Supplied material:
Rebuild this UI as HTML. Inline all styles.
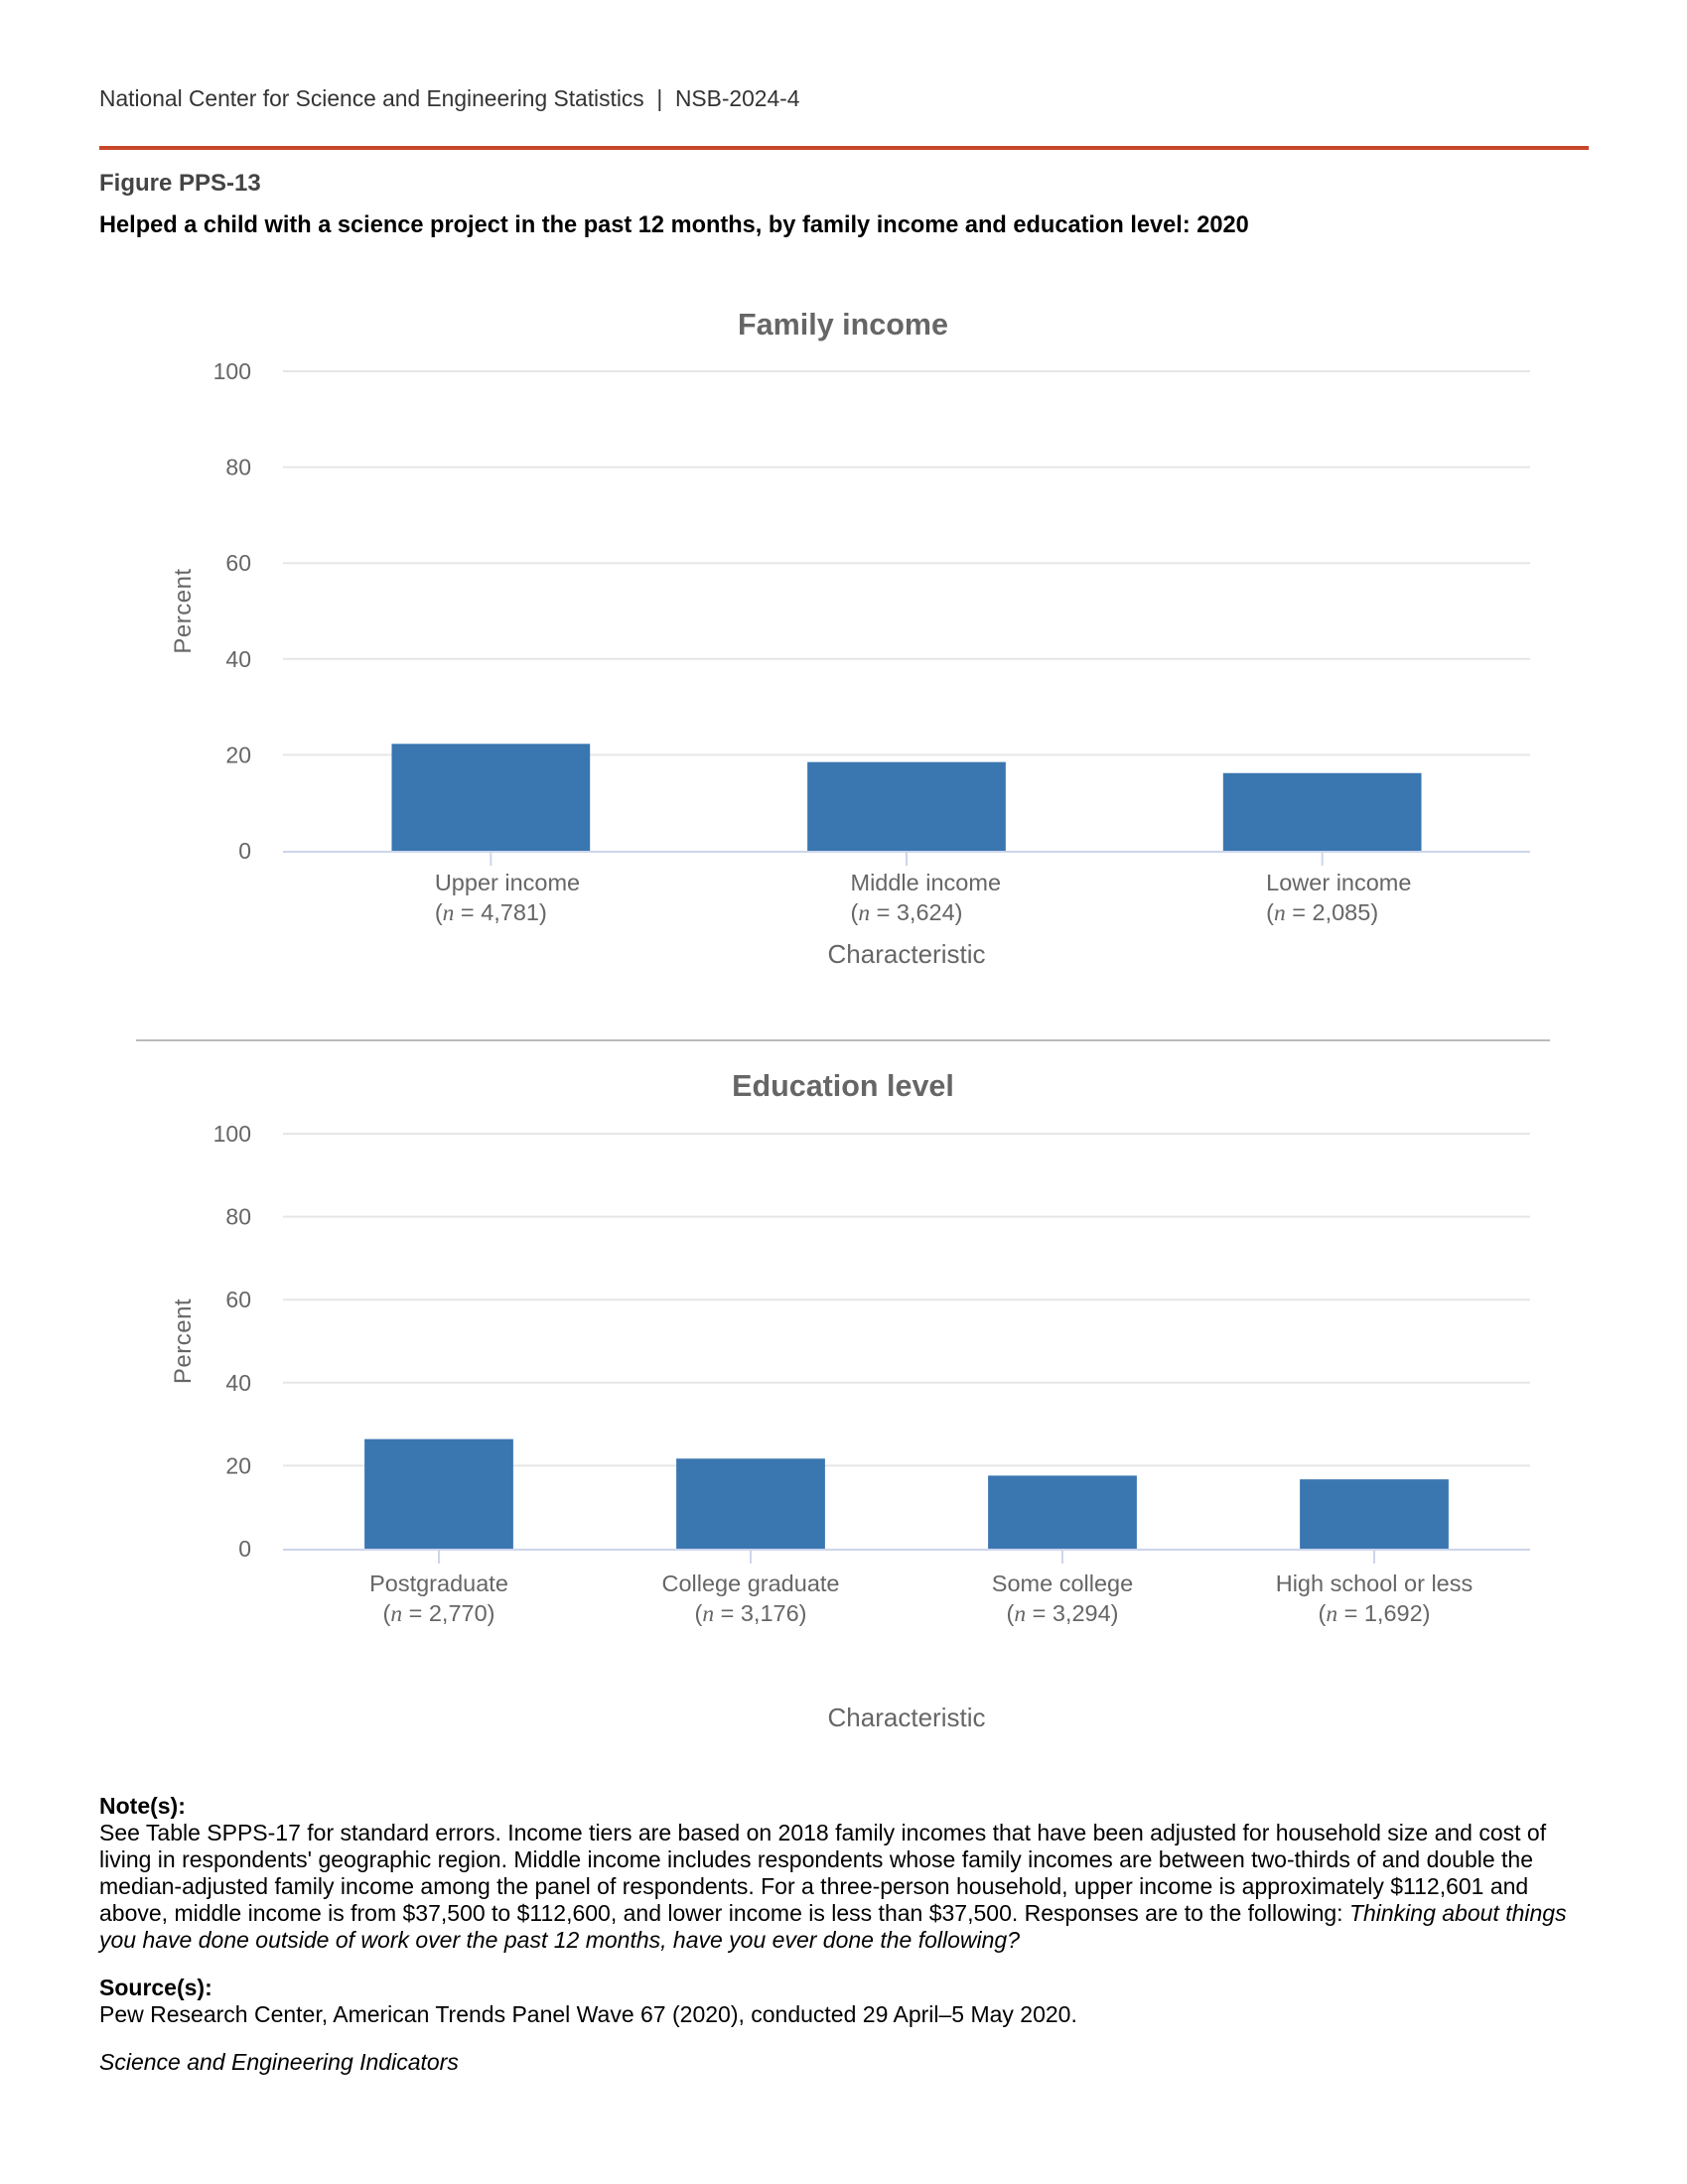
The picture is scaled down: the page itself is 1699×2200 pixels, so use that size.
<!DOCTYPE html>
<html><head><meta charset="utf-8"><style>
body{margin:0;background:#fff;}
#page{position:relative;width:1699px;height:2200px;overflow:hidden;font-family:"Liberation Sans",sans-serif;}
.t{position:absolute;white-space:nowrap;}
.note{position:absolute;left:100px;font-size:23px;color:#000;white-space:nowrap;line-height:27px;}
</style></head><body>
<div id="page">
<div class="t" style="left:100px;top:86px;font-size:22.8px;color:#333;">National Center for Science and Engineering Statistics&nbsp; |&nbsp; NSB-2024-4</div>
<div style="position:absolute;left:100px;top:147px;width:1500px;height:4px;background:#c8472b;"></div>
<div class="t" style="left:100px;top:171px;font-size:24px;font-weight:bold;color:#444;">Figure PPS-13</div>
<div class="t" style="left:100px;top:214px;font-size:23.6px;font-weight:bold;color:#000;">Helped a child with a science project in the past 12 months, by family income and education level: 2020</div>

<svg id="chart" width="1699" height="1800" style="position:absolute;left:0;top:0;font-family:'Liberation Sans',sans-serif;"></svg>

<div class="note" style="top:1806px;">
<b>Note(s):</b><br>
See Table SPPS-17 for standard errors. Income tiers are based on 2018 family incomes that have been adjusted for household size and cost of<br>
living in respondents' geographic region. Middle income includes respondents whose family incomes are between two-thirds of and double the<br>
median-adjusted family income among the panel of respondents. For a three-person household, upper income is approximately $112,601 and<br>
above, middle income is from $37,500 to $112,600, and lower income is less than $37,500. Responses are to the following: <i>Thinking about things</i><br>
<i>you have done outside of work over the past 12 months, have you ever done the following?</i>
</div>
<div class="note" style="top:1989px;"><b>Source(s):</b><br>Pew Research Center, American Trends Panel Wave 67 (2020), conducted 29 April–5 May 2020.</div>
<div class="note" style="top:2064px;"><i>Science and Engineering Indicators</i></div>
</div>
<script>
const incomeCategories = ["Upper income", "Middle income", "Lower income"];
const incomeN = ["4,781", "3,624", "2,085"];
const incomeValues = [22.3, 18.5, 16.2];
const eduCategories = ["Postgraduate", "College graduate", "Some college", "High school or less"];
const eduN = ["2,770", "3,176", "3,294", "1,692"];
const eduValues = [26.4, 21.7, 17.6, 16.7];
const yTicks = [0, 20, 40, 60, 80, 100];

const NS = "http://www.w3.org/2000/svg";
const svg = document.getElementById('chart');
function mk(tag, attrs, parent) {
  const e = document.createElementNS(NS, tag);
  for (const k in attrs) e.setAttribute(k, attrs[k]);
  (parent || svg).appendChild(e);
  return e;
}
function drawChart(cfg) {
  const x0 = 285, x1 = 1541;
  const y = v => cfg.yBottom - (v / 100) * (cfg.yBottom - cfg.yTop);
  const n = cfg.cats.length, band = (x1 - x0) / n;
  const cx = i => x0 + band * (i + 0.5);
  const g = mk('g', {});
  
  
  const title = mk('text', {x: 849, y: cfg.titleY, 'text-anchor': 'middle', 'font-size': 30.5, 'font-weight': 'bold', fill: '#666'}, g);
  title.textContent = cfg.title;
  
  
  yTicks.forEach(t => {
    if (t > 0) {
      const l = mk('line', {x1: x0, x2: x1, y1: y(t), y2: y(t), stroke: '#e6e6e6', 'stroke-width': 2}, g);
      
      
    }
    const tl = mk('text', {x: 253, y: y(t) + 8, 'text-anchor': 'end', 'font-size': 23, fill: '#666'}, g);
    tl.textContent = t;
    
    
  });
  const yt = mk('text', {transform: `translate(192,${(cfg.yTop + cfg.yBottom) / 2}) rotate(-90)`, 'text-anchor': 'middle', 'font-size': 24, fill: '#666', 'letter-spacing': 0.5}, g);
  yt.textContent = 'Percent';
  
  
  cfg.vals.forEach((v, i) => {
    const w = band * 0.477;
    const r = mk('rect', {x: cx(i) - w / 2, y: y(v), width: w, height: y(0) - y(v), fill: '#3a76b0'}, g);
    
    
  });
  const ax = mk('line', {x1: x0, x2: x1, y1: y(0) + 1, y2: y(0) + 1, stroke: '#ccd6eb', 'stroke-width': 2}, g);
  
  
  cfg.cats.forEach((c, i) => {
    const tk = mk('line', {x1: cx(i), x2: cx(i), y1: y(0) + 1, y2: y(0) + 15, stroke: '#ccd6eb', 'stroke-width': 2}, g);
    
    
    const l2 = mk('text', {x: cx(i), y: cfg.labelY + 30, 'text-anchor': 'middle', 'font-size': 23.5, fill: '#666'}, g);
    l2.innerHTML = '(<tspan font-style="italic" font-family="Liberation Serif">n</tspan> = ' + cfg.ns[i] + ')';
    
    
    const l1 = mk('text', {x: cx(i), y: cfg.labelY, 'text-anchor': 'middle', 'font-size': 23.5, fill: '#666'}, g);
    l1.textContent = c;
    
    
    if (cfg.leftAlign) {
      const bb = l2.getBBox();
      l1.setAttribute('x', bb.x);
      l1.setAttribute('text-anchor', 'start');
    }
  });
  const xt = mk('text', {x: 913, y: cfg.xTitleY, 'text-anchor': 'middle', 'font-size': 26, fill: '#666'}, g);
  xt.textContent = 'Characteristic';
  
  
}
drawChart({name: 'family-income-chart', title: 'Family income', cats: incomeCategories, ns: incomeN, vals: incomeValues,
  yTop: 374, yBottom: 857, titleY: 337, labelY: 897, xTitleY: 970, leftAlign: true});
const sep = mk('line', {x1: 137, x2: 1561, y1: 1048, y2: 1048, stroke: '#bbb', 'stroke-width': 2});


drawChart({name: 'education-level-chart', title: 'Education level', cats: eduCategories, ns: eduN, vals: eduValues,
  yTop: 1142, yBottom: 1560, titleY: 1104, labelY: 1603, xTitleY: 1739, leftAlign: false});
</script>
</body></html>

Stated task: Print out the whole of the material word for word, without pictures.

Final result:
Rebuild this UI as HTML. Inline all styles.
The picture is scaled down: the page itself is 1699×2200 pixels, so use that size.
<!DOCTYPE html>
<html><head><meta charset="utf-8"><style>
body{margin:0;background:#fff;}
#page{position:relative;width:1699px;height:2200px;overflow:hidden;font-family:"Liberation Sans",sans-serif;}
.t{position:absolute;white-space:nowrap;}
.note{position:absolute;left:100px;font-size:23px;color:#000;white-space:nowrap;line-height:27px;}
</style></head><body>
<div id="page">
<div class="t" style="left:100px;top:86px;font-size:22.8px;color:#333;">National Center for Science and Engineering Statistics&nbsp; |&nbsp; NSB-2024-4</div>
<div style="position:absolute;left:100px;top:147px;width:1500px;height:4px;background:#c8472b;"></div>
<div class="t" style="left:100px;top:171px;font-size:24px;font-weight:bold;color:#444;">Figure PPS-13</div>
<div class="t" style="left:100px;top:214px;font-size:23.6px;font-weight:bold;color:#000;">Helped a child with a science project in the past 12 months, by family income and education level: 2020</div>

<svg id="chart" width="1699" height="1800" style="position:absolute;left:0;top:0;font-family:'Liberation Sans',sans-serif;"></svg>

<div class="note" style="top:1806px;">
<b>Note(s):</b><br>
See Table SPPS-17 for standard errors. Income tiers are based on 2018 family incomes that have been adjusted for household size and cost of<br>
living in respondents' geographic region. Middle income includes respondents whose family incomes are between two-thirds of and double the<br>
median-adjusted family income among the panel of respondents. For a three-person household, upper income is approximately $112,601 and<br>
above, middle income is from $37,500 to $112,600, and lower income is less than $37,500. Responses are to the following: <i>Thinking about things</i><br>
<i>you have done outside of work over the past 12 months, have you ever done the following?</i>
</div>
<div class="note" style="top:1989px;"><b>Source(s):</b><br>Pew Research Center, American Trends Panel Wave 67 (2020), conducted 29 April–5 May 2020.</div>
<div class="note" style="top:2064px;"><i>Science and Engineering Indicators</i></div>
</div>
<script>
const incomeCategories = ["Upper income", "Middle income", "Lower income"];
const incomeN = ["4,781", "3,624", "2,085"];
const incomeValues = [22.3, 18.5, 16.2];
const eduCategories = ["Postgraduate", "College graduate", "Some college", "High school or less"];
const eduN = ["2,770", "3,176", "3,294", "1,692"];
const eduValues = [26.4, 21.7, 17.6, 16.7];
const yTicks = [0, 20, 40, 60, 80, 100];

const NS = "http://www.w3.org/2000/svg";
const svg = document.getElementById('chart');
function mk(tag, attrs, parent) {
  const e = document.createElementNS(NS, tag);
  for (const k in attrs) e.setAttribute(k, attrs[k]);
  (parent || svg).appendChild(e);
  return e;
}
function drawChart(cfg) {
  const x0 = 285, x1 = 1541;
  const y = v => cfg.yBottom - (v / 100) * (cfg.yBottom - cfg.yTop);
  const n = cfg.cats.length, band = (x1 - x0) / n;
  const cx = i => x0 + band * (i + 0.5);
  const g = mk('g', {});
  
  
  const title = mk('text', {x: 849, y: cfg.titleY, 'text-anchor': 'middle', 'font-size': 30.5, 'font-weight': 'bold', fill: '#666'}, g);
  title.textContent = cfg.title;
  
  
  yTicks.forEach(t => {
    if (t > 0) {
      const l = mk('line', {x1: x0, x2: x1, y1: y(t), y2: y(t), stroke: '#e6e6e6', 'stroke-width': 2}, g);
      
      
    }
    const tl = mk('text', {x: 253, y: y(t) + 8, 'text-anchor': 'end', 'font-size': 23, fill: '#666'}, g);
    tl.textContent = t;
    
    
  });
  const yt = mk('text', {transform: `translate(192,${(cfg.yTop + cfg.yBottom) / 2}) rotate(-90)`, 'text-anchor': 'middle', 'font-size': 24, fill: '#666', 'letter-spacing': 0.5}, g);
  yt.textContent = 'Percent';
  
  
  cfg.vals.forEach((v, i) => {
    const w = band * 0.477;
    const r = mk('rect', {x: cx(i) - w / 2, y: y(v), width: w, height: y(0) - y(v), fill: '#3a76b0'}, g);
    
    
  });
  const ax = mk('line', {x1: x0, x2: x1, y1: y(0) + 1, y2: y(0) + 1, stroke: '#ccd6eb', 'stroke-width': 2}, g);
  
  
  cfg.cats.forEach((c, i) => {
    const tk = mk('line', {x1: cx(i), x2: cx(i), y1: y(0) + 1, y2: y(0) + 15, stroke: '#ccd6eb', 'stroke-width': 2}, g);
    
    
    const l2 = mk('text', {x: cx(i), y: cfg.labelY + 30, 'text-anchor': 'middle', 'font-size': 23.5, fill: '#666'}, g);
    l2.innerHTML = '(<tspan font-style="italic" font-family="Liberation Serif">n</tspan> = ' + cfg.ns[i] + ')';
    
    
    const l1 = mk('text', {x: cx(i), y: cfg.labelY, 'text-anchor': 'middle', 'font-size': 23.5, fill: '#666'}, g);
    l1.textContent = c;
    
    
    if (cfg.leftAlign) {
      const bb = l2.getBBox();
      l1.setAttribute('x', bb.x);
      l1.setAttribute('text-anchor', 'start');
    }
  });
  const xt = mk('text', {x: 913, y: cfg.xTitleY, 'text-anchor': 'middle', 'font-size': 26, fill: '#666'}, g);
  xt.textContent = 'Characteristic';
  
  
}
drawChart({name: 'family-income-chart', title: 'Family income', cats: incomeCategories, ns: incomeN, vals: incomeValues,
  yTop: 374, yBottom: 857, titleY: 337, labelY: 897, xTitleY: 970, leftAlign: true});
const sep = mk('line', {x1: 137, x2: 1561, y1: 1048, y2: 1048, stroke: '#bbb', 'stroke-width': 2});


drawChart({name: 'education-level-chart', title: 'Education level', cats: eduCategories, ns: eduN, vals: eduValues,
  yTop: 1142, yBottom: 1560, titleY: 1104, labelY: 1603, xTitleY: 1739, leftAlign: false});
</script>
</body></html>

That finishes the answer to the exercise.